The talks went nowhere.
BBC Sport understands discussions have now stopped completely. Liverpool and Konaté remain too far apart on wages and valuation, and the club has decided not to push any further. He will follow Andy Robertson and Mohamed Salah out of the door this summer, all three leaving for nothing.
A pattern Liverpool cannot ignore
This is not an isolated case. Last year, Trent Alexander-Arnold joined Real Madrid with a month left on his deal, the Spanish side paying a fee to bring him in early for the Club World Cup. Virgil van Dijk’s contract runs out next summer. A move for Marc Guehi collapsed on deadline day last September; he ended up at Manchester City in January.
For a club that once prided itself on sharp, decisive squad management, too many assets are drifting towards the exit for free. Konaté’s situation, given his age and profile, feels particularly wasteful. If Liverpool had decided he was not part of the long-term plan, that call needed to be made last summer, or at worst by January, when a serious fee was still on the table.
Instead, one of Europe’s most coveted centre-halves will hit the market for nothing.
Depth on paper, risk on grass
Liverpool insist they are covered at centre-back. Giovanni Leoni arrived last summer. Jeremy Jacquet has followed for £60m, a major outlay on a 20-year-old who turns 21 in July. On the depth chart, the numbers look healthy.
Scratch the surface, and the picture is less reassuring.
Van Dijk, now 34, stands as the only seasoned central defender, with Joe Gomez, 29, the other experienced option. Jacquet played 21 games for Rennes last season but missed the final four months with a shoulder injury. Leoni, 19, tore his anterior cruciate ligament in September, just a month after joining from Parma for £26m plus add-ons, and has been ruled out for a year.
Arne Slot has already called Konaté “vital” and made it clear Liverpool would not have opened renewal talks if they did not want him to stay. Yet the club’s internal calculation has hardened: the cost of keeping him, on the terms he wants, no longer fits their financial model or wage structure.
The result? Van Dijk and Gomez carrying the burden, flanked by promise and uncertainty.
Priorities elsewhere
Inside Liverpool, the belief is that resources must be channelled into other fires. Replacing Salah. Plugging the hole left by Hugo Ekitike’s injury. Reshaping an attack that has lost its most reliable goalscorer and its width in one sweep.
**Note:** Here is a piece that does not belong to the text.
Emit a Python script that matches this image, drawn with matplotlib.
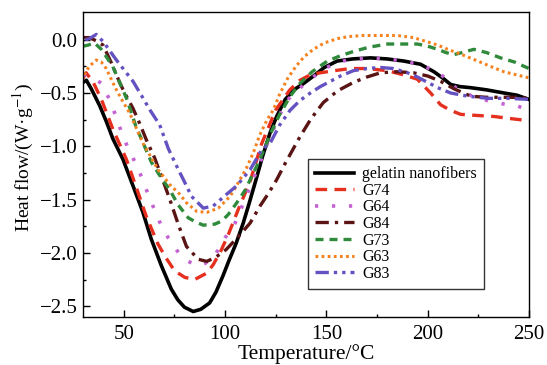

Konaté’s renewal, viewed through that lens, becomes a luxury rather than a necessity. The club will not, they argue, jeopardise their financial equilibrium to meet the Frenchman’s demands.
For the player, it is a brutal reality. He has spoken of wanting to stay. He has, by all accounts, pushed for an agreement. But his wage expectations sit well above Liverpool’s valuation. That leaves him in a strange position: too expensive for the club he wants to remain at, yet about to become one of the most attractive free agents in world football.
Any decision on his next move may wait until after the World Cup. By then, there will be no shortage of suitors, all alert to the chance to sign a Champions League-level centre-half for no transfer fee.
A quiet exit from a noisy season
The manner of the departure stings. Salah and Robertson have already gone without a proper on-pitch farewell. Konaté is likely to follow the same route, slipping away without the send-off his status at the club would usually demand.
For Liverpool, it is another reminder of a season that unravelled on and off the pitch. The campaign “to forget” may be over, but the consequences are only just beginning to land on Slot’s desk.
The Frenchman will walk away for free. Liverpool will turn to youth, to planning, to spreadsheets and scouting reports. And somewhere in between those decisions lies the question that will define their next era: how many more leaders can they afford to lose before the spine that carried them through their greatest years finally gives way?